Tuesday’s verdict was announced in a Jerusalem court, which convicted him of bribery related to his term as Israel’s trade and industry minister before he became prime minister in 2006.

 


He was acquitted of charges of receiving bribes from a US businessman and double-billing Israeli charities for fund-raising trips overseas.

 


Under Israeli legal precedent, a Cabinet minister, including a premier, must step down if he is indicted for a serious crime. When Olmert was charged in September 2009, he resigned.

“He had faced a maximum of five years and it now looks like he will serve about four months of community service.”


The verdicts on Tuesday cover three separate cases: illegally accepting funds from an American supporter, double-billing Jewish groups for trips abroad and giving jobs to unqualified political cronies.


The American supporter has testified to giving Olmert hundreds of thousands of dollars, some of it in envelopes stuffed with cash. Olmert has denied any wrongdoing.


The trial covered offenses allegedly committed before Olmert became prime minister, while he served as mayor of Jerusalem and later as a Cabinet minister. The charges were filed only after he became premier.


Olmert’s legal woes do not end with Tuesday’s verdict.


He is still facing a separate trial in which he is accused of accepting hundreds of thousands of dollars in bribes to promote a contentious Jerusalem building project when he was the city’s mayor and later the Cabinet minister of industry and trade.


The flurry of allegations hurt Olmert’s chances of reaching a peace deal with the Palestinians.

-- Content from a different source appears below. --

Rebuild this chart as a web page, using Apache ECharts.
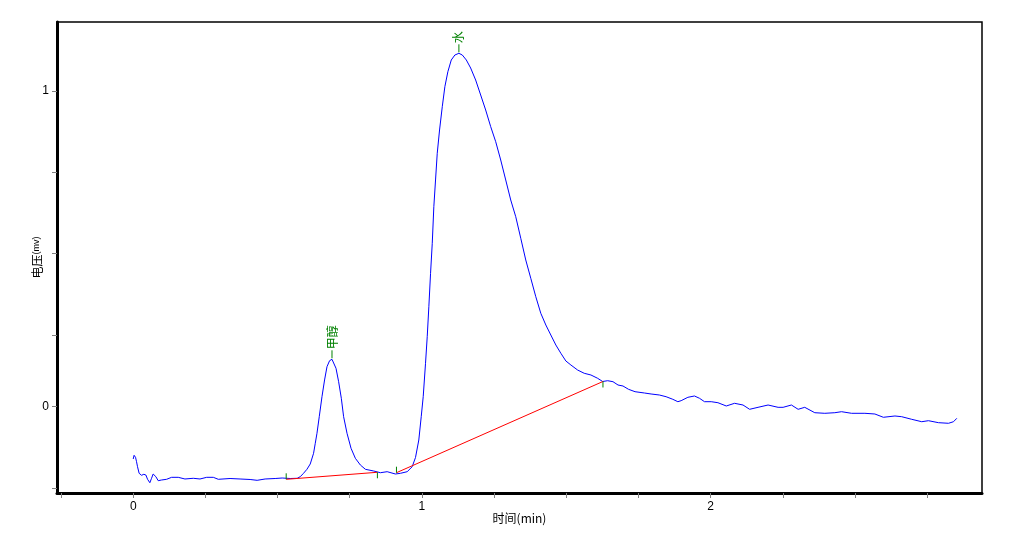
<!DOCTYPE html>
<html><head><meta charset="utf-8">
<script src="https://cdn.jsdelivr.net/npm/echarts@6/dist/echarts.min.js"></script>
<style>html,body{margin:0;padding:0;background:#fff}#c{width:1012px;height:548px}</style>
</head><body><div id="c"></div>
<script>
// Chromatogram: time (min) vs voltage (mV)
const timeMin = [0.000,0.003,0.008,0.0115,0.0149,0.0205,0.0288,0.0368,0.0438,0.0497,0.0576,0.0635,0.0691,0.0726,0.0785,0.0865,0.0983,0.1156,0.1330,0.1559,0.1792,0.2080,0.2313,0.2545,0.2774,0.2948,0.3354,0.3701,0.4049,0.4292,0.4569,0.4917,0.5160,0.5438,0.5681,0.5785,0.5899,0.6017,0.6132,0.6247,0.6306,0.6365,0.6444,0.6538,0.6628,0.6712,0.6802,0.6885,0.6941,0.7024,0.7115,0.7208,0.7288,0.7406,0.7545,0.7694,0.7868,0.8042,0.8330,0.8563,0.8795,0.9083,0.9257,0.9490,0.9663,0.9778,0.9892,0.9976,1.0045,1.0125,1.0184,1.0240,1.0299,1.0358,1.0413,1.0472,1.0531,1.0611,1.0705,1.0795,1.0899,1.1017,1.1142,1.1281,1.1399,1.1538,1.1688,1.1861,1.2035,1.2208,1.2382,1.2556,1.2729,1.2903,1.3076,1.3250,1.3424,1.3597,1.3771,1.3944,1.4118,1.4292,1.4465,1.4639,1.4813,1.4986,1.5160,1.5392,1.5622,1.5854,1.6087,1.6260,1.6434,1.6618,1.6792,1.6965,1.7156,1.7382,1.7705,1.7938,1.8226,1.8458,1.8691,1.8865,1.8979,1.9212,1.9441,1.9615,1.9788,2.0021,2.0253,2.0542,2.0830,2.1122,2.1351,2.1642,2.1990,2.2337,2.2510,2.2799,2.3031,2.3260,2.3608,2.3955,2.4302,2.4535,2.4882,2.5344,2.5691,2.5983,2.6385,2.6618,2.6965,2.7313,2.7545,2.7892,2.8240,2.8413,2.8528];
const voltage = [-0.1667,-0.1549,-0.1613,-0.1752,-0.1911,-0.2120,-0.2183,-0.2151,-0.2174,-0.2310,-0.2418,-0.2278,-0.2142,-0.2120,-0.2228,-0.2354,-0.2332,-0.2310,-0.2247,-0.2247,-0.2300,-0.2278,-0.2300,-0.2247,-0.2247,-0.2310,-0.2285,-0.2300,-0.2316,-0.2342,-0.2300,-0.2285,-0.2269,-0.2285,-0.2278,-0.2228,-0.2120,-0.1993,-0.1825,-0.1486,-0.1169,-0.0852,-0.0326,0.0307,0.0837,0.1258,0.1448,0.1492,0.1448,0.1207,0.0783,0.0257,-0.0326,-0.0852,-0.1328,-0.1644,-0.1857,-0.1993,-0.2047,-0.2101,-0.2069,-0.2142,-0.2120,-0.2069,-0.1911,-0.1619,-0.1065,-0.0326,0.0307,0.1366,0.2208,0.3159,0.4217,0.5168,0.6328,0.7174,0.8020,0.8758,0.9496,1.0130,1.0605,1.0976,1.1134,1.1188,1.1134,1.0976,1.0722,1.0342,0.9867,0.9392,0.8863,0.8387,0.7807,0.7174,0.6540,0.6011,0.5326,0.4639,0.4059,0.3476,0.2950,0.2579,0.2262,0.1945,0.1683,0.1439,0.1312,0.1153,0.1049,0.0995,0.0890,0.0789,0.0814,0.0783,0.0678,0.0646,0.0542,0.0466,0.0425,0.0393,0.0361,0.0307,0.0225,0.0149,0.0181,0.0288,0.0330,0.0257,0.0149,0.0149,0.0117,0.0013,0.0098,0.0044,-0.0092,-0.0029,0.0044,-0.0029,-0.0029,0.0044,-0.0092,-0.0029,-0.0200,-0.0219,-0.0200,-0.0168,-0.0219,-0.0219,-0.0241,-0.0345,-0.0304,-0.0326,-0.0409,-0.0485,-0.0453,-0.0516,-0.0535,-0.0485,-0.0377];

const peakNames = ['甲醇', '水'];
const peakTimes = [0.6885, 1.1281];
const peakHeights = [0.1492, 1.1188];

const baseStartT = [0.5299, 0.9118];
const baseStartV = [-0.2310, -0.2101];
const baseEndT = [0.8458, 1.6271];
const baseEndV = [-0.2088, 0.0789];

const xTicks = [-0.25, 0, 0.25, 0.5, 0.75, 1, 1.25, 1.5, 1.75, 2, 2.25, 2.5, 2.75];
const xLabels = [0, 1, 2];
const yTicks = [-0.2595, 0, 0.2259, 0.4842, 0.7418, 1];
const yLabels = [0, 1];

const curve = timeMin.map((t, i) => [t, voltage[i]]);
const baselineSeries = baseStartT.map((t, i) => ({
  type: 'line', silent: true, symbol: 'none', animation: false, z: 3,
  lineStyle: { color: '#ff0000', width: 1 },
  data: [[t, baseStartV[i]], [baseEndT[i], baseEndV[i]]]
}));
const events = [];
baseStartT.forEach((t, i) => events.push([t, baseStartV[i], 1]));
baseEndT.forEach((t, i) => events.push([t, baseEndV[i], -1]));
const peaks = peakTimes.map((t, i) => [t, peakHeights[i], i]);

const chart = echarts.init(document.getElementById('c'), null, { renderer: 'canvas' });
chart.setOption({
  backgroundColor: '#ffffff',
  animation: false,
  grid: { left: 57, right: 30, top: 22, bottom: 55, show: true, borderColor: '#000', borderWidth: 1.5, backgroundColor: '#fff' },
  xAxis: {
    type: 'value', min: -0.264, max: 2.94,
    name: '时间(min)', nameLocation: 'middle', nameGap: 19, nameMoveOverlap: false,
    nameTextStyle: { fontFamily: 'Noto Sans CJK SC', fontSize: 12, color: '#000' },
    axisLine: { show: true, onZero: false, lineStyle: { color: '#000', width: 3 } },
    axisTick: { show: true, length: 5, customValues: xTicks, lineStyle: { color: '#808080' } },
    axisLabel: { customValues: xLabels, margin: 8, color: '#000', fontSize: 12, fontFamily: 'Liberation Sans' },
    splitLine: { show: false }
  },
  yAxis: {
    type: 'value', min: -0.2744, max: 1.218,
    name: '电压{s|(mv)}', nameLocation: 'middle', nameGap: 14, nameRotate: 90, nameMoveOverlap: false,
    nameTextStyle: { fontFamily: 'Noto Sans CJK SC', fontSize: 12, color: '#000',
      rich: { s: { fontFamily: 'Liberation Sans', fontSize: 9, color: '#000' } } },
    axisLine: { show: true, onZero: false, lineStyle: { color: '#000', width: 3 } },
    axisTick: { show: true, length: 5, customValues: yTicks, lineStyle: { color: '#808080' } },
    axisLabel: { customValues: yLabels, margin: 8, color: '#000', fontSize: 12, fontFamily: 'Liberation Sans' },
    splitLine: { show: false }
  },
  series: [
    {
      type: 'line', data: curve, symbol: 'none', silent: true, z: 2,
      lineStyle: { color: '#0000ff', width: 1 }
    },
    ...baselineSeries,
    {
      type: 'custom', data: events, silent: true, z: 4,
      renderItem: (params, api) => {
        const p = api.coord([api.value(0), api.value(1)]);
        const d = api.value(2);
        return { type: 'line', shape: { x1: p[0], y1: p[1], x2: p[0], y2: p[1] - d * 6 },
          style: { stroke: '#008000', lineWidth: 1 } };
      }
    },
    {
      type: 'custom', data: peaks, silent: true, z: 5, clip: false,
      renderItem: (params, api) => {
        const p = api.coord([api.value(0), api.value(1)]);
        const name = peakNames[api.value(2)];
        return { type: 'group', children: [
          { type: 'line', shape: { x1: p[0], y1: p[1] - 1, x2: p[0], y2: p[1] - 9 }, style: { stroke: '#008000', lineWidth: 1 } },
          { type: 'text', x: p[0], y: p[1] - 10, rotation: Math.PI / 2,
            style: { text: name, fill: '#008000', font: '12px "Noto Sans CJK SC"', align: 'left', verticalAlign: 'middle' } }
        ] };
      }
    }
  ]
});
</script>
</body></html>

Olmert claimed to be close to an accord just as he was driven from the premiership.


Since leaving office, Olmert has said he offered the Palestinians a peace deal under which Israel would have ceded about 93.5 per cent of the occupied West Bank, along with Israeli territory to make up for the 6.5 per cent of the West Bank land that Israel would retain.


He also proposed international administration of east Jerusalem’s most sensitive holy sites.


At the time, the Palestinians’ chief negotiator said they turned down the offer because they were not willing to compromise over full control of east Jerusalem. Negotiations have been largely frozen since Olmert left office.


There were other instances of corruption in Olmert’s Cabinet. His former finance minister was sentenced to five years for embezzlement, and another member of his Cabinet was sentenced to four years for taking bribes.


Neither case occurred while the two were in the Cabinet.


Last year, former Israeli president Moshe Katsav was sentenced to seven years in prison after being convicted of rape and other sex crimes. He served as president from 2000 to 2007.


Olmert faced corruption accusations throughout his long political career but has never been convicted.


The 66-year-old Olmert has largely stayed out of the public eye since stepping down.


A veteran politician known less as a statesman than as a backroom dealmaker, Olmert was catapulted unexpectedly into the country’s top job when a stroke incapacitated his predecessor, Ariel Sharon.


Besides the inconclusive peace efforts with the Palestinians, his term was marked by a war with Lebanon’s Hezbollah in 2006 and a bruising offensive in Gaza in early 2009.

 


Olmert was mayor of Jerusalem from 1993 to 2003, then became trade and industry minister in the Israeli cabinet. He took over as prime minister in 2006 after Ariel Sharon suffered a stroke.